La gardienne fribourgeoise Gaëlle Thalmann (assise), la Vaudoise Sandrine Mauron (à g.) et la Genevoise Sandy Maendly dans leur hôtel de Pfäffikon (SZ). Angleterre, voilà les Romandes!

MICHELE LIMINA
Marc David

Le quatre-étoiles est du genre cossu, paresseusement posé au bord du lac de Zurich. C’est là que l’équipe suisse féminine de football s’est préparée pendant des semaines avant de gagner l’Angleterre pour y jouer l’Eurofoot.
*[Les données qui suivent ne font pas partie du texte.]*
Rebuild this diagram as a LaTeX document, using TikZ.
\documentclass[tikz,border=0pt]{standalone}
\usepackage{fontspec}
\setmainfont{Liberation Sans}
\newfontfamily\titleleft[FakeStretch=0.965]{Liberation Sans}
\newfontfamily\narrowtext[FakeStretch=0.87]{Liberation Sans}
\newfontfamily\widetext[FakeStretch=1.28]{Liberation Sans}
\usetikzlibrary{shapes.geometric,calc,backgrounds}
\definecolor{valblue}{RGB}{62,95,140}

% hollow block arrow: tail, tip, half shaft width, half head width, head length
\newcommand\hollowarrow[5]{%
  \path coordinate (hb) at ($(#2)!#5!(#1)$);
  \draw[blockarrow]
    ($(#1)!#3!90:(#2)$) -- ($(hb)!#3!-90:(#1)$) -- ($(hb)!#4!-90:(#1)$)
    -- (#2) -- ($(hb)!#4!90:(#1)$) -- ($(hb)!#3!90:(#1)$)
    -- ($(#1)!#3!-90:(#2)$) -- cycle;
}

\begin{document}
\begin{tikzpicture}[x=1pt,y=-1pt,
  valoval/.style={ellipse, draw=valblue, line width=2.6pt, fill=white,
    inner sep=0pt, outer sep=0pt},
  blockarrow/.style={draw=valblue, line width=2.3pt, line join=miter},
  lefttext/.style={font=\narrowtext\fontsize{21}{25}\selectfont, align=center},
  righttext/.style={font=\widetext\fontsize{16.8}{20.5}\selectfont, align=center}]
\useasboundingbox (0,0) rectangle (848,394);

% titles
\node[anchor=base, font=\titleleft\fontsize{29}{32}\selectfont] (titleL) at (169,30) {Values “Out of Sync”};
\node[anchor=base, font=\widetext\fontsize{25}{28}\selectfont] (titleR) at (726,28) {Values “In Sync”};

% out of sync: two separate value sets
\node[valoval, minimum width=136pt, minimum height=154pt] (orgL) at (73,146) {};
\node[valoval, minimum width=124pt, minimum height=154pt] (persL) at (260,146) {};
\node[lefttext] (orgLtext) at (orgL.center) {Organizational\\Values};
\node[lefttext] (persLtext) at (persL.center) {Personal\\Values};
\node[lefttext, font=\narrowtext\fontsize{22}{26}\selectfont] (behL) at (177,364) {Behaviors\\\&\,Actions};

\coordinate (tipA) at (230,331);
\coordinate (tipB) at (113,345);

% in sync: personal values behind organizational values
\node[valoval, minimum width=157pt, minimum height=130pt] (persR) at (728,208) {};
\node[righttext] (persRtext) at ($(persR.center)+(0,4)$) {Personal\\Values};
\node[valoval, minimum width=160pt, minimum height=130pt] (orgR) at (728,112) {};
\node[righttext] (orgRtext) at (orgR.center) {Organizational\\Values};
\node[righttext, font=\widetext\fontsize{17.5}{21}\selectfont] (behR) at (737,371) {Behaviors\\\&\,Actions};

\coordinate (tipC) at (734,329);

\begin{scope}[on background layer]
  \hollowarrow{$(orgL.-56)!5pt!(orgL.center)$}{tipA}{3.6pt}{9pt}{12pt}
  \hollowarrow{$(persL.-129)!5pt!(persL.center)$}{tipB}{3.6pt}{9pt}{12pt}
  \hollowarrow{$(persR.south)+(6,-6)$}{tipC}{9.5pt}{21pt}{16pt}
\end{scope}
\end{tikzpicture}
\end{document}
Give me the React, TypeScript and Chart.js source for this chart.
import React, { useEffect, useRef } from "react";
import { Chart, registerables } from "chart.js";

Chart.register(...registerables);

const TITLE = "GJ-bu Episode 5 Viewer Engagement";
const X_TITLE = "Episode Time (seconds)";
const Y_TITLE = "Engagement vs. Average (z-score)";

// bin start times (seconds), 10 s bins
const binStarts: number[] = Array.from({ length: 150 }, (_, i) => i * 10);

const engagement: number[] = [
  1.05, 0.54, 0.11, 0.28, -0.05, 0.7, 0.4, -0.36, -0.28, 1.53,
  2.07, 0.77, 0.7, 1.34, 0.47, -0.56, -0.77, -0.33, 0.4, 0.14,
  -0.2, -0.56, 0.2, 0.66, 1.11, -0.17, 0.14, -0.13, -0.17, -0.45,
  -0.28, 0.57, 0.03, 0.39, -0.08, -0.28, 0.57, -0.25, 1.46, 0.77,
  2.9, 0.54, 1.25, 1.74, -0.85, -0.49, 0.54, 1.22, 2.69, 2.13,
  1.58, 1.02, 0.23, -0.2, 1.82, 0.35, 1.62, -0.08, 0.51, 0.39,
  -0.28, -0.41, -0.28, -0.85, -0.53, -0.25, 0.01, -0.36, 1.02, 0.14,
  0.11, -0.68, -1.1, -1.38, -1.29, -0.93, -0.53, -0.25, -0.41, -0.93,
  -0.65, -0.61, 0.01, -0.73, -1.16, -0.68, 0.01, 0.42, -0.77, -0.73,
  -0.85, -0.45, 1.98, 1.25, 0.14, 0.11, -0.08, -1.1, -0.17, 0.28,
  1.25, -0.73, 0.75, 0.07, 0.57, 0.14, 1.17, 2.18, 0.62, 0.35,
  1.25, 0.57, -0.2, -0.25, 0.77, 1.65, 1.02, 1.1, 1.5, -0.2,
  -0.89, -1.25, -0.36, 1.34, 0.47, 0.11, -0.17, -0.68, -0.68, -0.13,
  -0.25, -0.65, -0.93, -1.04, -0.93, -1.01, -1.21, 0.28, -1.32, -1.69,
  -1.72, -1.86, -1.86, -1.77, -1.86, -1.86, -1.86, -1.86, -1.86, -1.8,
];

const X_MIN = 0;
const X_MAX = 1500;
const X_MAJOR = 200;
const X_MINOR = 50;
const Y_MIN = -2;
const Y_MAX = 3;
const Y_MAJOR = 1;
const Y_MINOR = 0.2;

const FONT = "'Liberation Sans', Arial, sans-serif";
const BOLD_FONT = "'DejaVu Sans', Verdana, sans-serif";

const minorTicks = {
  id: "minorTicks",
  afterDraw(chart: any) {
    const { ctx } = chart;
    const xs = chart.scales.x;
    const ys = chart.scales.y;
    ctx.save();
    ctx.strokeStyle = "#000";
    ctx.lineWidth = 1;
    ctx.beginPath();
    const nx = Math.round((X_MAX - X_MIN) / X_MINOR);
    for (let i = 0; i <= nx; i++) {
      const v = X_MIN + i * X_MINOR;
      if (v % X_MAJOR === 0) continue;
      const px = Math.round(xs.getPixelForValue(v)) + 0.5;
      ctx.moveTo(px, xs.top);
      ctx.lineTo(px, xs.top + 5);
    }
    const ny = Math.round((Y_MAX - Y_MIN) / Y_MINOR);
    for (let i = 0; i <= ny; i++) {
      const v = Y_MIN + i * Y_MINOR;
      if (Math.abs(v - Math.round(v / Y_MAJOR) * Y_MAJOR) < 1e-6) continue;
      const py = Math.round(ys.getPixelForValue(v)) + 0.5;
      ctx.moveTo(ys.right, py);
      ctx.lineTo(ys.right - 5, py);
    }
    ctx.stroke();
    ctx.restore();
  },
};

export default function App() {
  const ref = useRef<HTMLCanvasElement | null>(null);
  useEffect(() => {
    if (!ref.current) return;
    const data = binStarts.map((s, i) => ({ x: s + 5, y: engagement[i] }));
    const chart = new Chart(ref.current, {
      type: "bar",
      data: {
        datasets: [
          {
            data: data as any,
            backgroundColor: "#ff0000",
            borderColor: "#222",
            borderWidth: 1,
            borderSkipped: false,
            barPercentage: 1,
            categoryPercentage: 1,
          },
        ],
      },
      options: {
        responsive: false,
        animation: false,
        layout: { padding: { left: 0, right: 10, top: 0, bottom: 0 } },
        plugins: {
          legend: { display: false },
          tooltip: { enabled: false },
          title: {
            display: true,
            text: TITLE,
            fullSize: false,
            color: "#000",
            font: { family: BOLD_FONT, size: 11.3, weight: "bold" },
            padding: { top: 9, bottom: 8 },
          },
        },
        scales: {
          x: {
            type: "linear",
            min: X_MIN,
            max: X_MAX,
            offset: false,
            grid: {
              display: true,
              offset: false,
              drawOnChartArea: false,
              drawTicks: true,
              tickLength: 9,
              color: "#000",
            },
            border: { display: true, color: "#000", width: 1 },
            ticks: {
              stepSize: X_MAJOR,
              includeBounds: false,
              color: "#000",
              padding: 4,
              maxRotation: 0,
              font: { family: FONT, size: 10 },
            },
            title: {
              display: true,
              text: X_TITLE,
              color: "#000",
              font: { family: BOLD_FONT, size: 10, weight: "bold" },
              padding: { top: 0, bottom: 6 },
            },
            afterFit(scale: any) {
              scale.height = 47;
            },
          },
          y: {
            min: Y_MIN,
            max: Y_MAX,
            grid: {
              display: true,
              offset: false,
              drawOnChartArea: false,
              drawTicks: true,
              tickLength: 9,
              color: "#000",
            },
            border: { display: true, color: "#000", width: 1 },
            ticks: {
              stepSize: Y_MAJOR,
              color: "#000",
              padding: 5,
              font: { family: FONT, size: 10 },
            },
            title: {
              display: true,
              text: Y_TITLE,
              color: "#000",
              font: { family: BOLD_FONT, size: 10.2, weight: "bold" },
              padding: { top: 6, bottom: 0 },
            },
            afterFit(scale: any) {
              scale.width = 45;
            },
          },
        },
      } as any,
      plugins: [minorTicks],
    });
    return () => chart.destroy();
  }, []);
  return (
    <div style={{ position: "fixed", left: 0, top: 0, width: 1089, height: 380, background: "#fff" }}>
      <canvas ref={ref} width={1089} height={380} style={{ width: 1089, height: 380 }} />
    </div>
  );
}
En observant le staff helvétique aux petits soins et la flotte de bus brillants parqués devant l’hôtel, on est forcé d’avoir une pensée pour les pionnières du football féminin, ces femmes qui se sont longtemps heurtées aux barrières de l’intolérance.

On songe à Linda Vialatte, joueuse et fondatrice passionnée du Lausanne-Sport féminin et du FC Yverdon Féminin en 1985, qui raconte volontiers ce qu’était une footballeuse dans les années 1970. Inimaginable de jouer avec les garçons, par exemple: c’était interdit. «J’étais pourtant aussi douée que Bruno, mon frère, qui a fait une carrière. Il y a encore quelques années, nous pouvions nous retrouver dans un village pour un anniversaire et avoir l’impression de débarquer sur la planète Mars. Nous nous en fichions un peu. Pour qu’une fille choisisse de faire du foot, il faut qu’elle ait du caractère.»
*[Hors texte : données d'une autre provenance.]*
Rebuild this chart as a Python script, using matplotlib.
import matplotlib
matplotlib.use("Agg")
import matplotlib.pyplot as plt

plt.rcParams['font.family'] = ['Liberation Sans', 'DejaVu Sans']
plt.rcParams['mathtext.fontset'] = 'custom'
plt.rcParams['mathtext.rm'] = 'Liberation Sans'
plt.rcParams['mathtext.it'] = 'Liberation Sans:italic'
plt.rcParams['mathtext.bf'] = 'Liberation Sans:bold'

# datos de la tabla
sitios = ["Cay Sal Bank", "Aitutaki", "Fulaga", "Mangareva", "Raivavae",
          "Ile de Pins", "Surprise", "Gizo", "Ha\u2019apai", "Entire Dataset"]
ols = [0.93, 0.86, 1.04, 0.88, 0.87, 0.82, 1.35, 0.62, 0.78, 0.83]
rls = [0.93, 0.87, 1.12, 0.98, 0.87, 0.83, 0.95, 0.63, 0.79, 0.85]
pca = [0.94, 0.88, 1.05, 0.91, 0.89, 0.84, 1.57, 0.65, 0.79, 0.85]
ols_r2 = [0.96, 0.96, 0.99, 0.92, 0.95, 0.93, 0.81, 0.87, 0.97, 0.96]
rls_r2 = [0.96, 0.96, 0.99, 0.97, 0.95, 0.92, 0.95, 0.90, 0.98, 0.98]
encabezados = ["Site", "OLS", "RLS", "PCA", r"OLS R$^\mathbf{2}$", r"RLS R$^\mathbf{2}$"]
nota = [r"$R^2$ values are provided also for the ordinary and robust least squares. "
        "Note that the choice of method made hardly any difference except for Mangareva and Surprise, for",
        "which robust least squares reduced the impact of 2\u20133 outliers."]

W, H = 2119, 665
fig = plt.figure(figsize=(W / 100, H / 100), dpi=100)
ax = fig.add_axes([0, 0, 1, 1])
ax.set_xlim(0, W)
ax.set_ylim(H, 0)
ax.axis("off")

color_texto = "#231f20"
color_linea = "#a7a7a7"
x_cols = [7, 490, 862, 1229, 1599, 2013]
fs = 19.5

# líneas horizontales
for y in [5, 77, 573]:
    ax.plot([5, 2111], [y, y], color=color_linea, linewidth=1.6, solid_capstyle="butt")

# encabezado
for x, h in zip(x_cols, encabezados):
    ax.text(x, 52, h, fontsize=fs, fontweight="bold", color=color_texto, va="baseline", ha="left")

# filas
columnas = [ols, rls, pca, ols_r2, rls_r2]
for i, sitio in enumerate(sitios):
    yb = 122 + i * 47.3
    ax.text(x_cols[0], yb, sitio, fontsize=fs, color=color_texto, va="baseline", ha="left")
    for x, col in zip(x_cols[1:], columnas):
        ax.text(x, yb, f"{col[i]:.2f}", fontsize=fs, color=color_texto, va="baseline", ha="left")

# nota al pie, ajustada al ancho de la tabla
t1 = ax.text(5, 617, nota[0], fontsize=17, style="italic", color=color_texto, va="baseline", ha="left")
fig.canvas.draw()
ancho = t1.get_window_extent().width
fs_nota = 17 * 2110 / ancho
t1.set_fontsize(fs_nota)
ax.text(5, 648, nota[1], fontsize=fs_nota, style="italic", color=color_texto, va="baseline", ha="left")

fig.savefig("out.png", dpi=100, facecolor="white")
Du caractère, les sélectionnées romandes Gaëlle Thalmann, Sandy Maendly et Sandrine Mauron en possèdent des corbeilles pleines. Elles ont toutes roulé leur bosse à travers la Suisse et l’Europe. Mues chacune par la conviction depuis l’enfance qu’elles aimaient profondément ce ballon qu’on tente de dompter, que l’on soit né fille ou garçon.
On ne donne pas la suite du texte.